Stated goal
Using the listing below, set down each line from the line containing "Clone this chart in Apache ECharts." through the line containing "const yTitle = 'Efficiency(%)';", both ends included, exactly and with nothing added.
BEGIN The input
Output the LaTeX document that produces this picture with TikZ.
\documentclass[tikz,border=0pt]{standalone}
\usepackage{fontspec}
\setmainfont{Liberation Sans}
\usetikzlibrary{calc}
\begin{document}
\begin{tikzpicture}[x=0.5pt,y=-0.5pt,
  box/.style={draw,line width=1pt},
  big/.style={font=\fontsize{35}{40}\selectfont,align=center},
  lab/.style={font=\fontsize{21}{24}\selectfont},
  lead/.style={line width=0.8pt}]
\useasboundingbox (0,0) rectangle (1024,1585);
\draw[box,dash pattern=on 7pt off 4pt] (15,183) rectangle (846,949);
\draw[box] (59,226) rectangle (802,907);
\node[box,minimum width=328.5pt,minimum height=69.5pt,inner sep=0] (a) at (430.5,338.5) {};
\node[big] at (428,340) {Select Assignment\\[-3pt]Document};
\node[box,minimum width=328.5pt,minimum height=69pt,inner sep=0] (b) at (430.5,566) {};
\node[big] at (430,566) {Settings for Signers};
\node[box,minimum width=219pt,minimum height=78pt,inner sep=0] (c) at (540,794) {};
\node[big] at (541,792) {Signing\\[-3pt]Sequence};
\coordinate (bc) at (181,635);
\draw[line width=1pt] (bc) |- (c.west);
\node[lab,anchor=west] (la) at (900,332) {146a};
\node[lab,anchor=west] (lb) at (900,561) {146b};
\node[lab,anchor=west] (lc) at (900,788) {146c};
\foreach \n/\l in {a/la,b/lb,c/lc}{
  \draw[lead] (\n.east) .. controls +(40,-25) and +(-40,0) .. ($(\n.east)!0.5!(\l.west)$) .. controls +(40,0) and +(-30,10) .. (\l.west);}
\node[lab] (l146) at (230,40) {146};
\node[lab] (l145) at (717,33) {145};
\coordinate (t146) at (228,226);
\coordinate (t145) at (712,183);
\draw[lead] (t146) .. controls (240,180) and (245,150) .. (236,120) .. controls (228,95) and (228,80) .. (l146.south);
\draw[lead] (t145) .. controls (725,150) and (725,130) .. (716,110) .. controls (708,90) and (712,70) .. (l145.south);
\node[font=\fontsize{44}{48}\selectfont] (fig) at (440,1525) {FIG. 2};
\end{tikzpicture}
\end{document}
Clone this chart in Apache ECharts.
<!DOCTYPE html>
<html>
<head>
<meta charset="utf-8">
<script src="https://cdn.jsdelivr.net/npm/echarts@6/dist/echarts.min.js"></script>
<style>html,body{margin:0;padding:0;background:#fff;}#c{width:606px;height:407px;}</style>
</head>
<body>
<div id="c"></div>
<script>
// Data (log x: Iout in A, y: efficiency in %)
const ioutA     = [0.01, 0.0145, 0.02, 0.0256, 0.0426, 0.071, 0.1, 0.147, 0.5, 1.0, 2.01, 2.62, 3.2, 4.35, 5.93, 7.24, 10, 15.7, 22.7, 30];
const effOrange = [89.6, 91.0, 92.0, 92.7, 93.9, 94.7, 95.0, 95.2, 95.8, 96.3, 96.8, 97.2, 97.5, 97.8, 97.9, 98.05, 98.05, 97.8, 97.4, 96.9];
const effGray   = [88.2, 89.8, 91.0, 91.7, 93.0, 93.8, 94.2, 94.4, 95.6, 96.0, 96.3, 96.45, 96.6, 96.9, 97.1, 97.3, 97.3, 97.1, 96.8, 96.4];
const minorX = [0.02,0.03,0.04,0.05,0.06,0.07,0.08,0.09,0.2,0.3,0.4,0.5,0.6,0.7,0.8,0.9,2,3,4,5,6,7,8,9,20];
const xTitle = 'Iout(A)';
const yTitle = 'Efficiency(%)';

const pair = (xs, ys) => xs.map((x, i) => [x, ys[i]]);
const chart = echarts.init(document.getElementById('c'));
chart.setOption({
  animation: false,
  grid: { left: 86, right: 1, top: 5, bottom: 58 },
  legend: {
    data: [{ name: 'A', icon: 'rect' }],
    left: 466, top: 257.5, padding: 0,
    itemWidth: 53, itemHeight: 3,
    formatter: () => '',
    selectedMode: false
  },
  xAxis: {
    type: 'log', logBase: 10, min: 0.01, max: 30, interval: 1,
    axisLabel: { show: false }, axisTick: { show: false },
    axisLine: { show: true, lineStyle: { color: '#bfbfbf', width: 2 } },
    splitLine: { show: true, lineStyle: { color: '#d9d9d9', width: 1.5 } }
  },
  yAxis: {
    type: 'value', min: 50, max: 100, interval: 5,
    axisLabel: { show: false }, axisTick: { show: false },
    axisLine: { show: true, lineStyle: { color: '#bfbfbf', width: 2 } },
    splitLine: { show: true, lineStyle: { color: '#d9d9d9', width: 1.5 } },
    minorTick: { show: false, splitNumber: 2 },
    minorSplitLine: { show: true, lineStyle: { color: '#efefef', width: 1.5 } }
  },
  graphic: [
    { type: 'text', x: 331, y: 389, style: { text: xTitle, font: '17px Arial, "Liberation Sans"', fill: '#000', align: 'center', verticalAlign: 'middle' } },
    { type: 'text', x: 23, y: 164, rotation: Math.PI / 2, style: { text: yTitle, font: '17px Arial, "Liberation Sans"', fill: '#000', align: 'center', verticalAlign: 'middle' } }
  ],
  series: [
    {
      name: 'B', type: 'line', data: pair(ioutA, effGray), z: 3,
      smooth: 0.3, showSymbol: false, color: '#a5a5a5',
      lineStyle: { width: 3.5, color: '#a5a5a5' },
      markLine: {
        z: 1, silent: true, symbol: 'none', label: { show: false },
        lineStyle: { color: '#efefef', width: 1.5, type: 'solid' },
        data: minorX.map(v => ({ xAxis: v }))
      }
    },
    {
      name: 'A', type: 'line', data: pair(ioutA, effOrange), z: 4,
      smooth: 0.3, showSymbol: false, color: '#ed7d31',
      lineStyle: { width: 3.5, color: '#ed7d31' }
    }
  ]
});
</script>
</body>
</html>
END The input
Expected answer
Clone this chart in Apache ECharts.
<!DOCTYPE html>
<html>
<head>
<meta charset="utf-8">
<script src="https://cdn.jsdelivr.net/npm/echarts@6/dist/echarts.min.js"></script>
<style>html,body{margin:0;padding:0;background:#fff;}#c{width:606px;height:407px;}</style>
</head>
<body>
<div id="c"></div>
<script>
// Data (log x: Iout in A, y: efficiency in %)
const ioutA     = [0.01, 0.0145, 0.02, 0.0256, 0.0426, 0.071, 0.1, 0.147, 0.5, 1.0, 2.01, 2.62, 3.2, 4.35, 5.93, 7.24, 10, 15.7, 22.7, 30];
const effOrange = [89.6, 91.0, 92.0, 92.7, 93.9, 94.7, 95.0, 95.2, 95.8, 96.3, 96.8, 97.2, 97.5, 97.8, 97.9, 98.05, 98.05, 97.8, 97.4, 96.9];
const effGray   = [88.2, 89.8, 91.0, 91.7, 93.0, 93.8, 94.2, 94.4, 95.6, 96.0, 96.3, 96.45, 96.6, 96.9, 97.1, 97.3, 97.3, 97.1, 96.8, 96.4];
const minorX = [0.02,0.03,0.04,0.05,0.06,0.07,0.08,0.09,0.2,0.3,0.4,0.5,0.6,0.7,0.8,0.9,2,3,4,5,6,7,8,9,20];
const xTitle = 'Iout(A)';
const yTitle = 'Efficiency(%)';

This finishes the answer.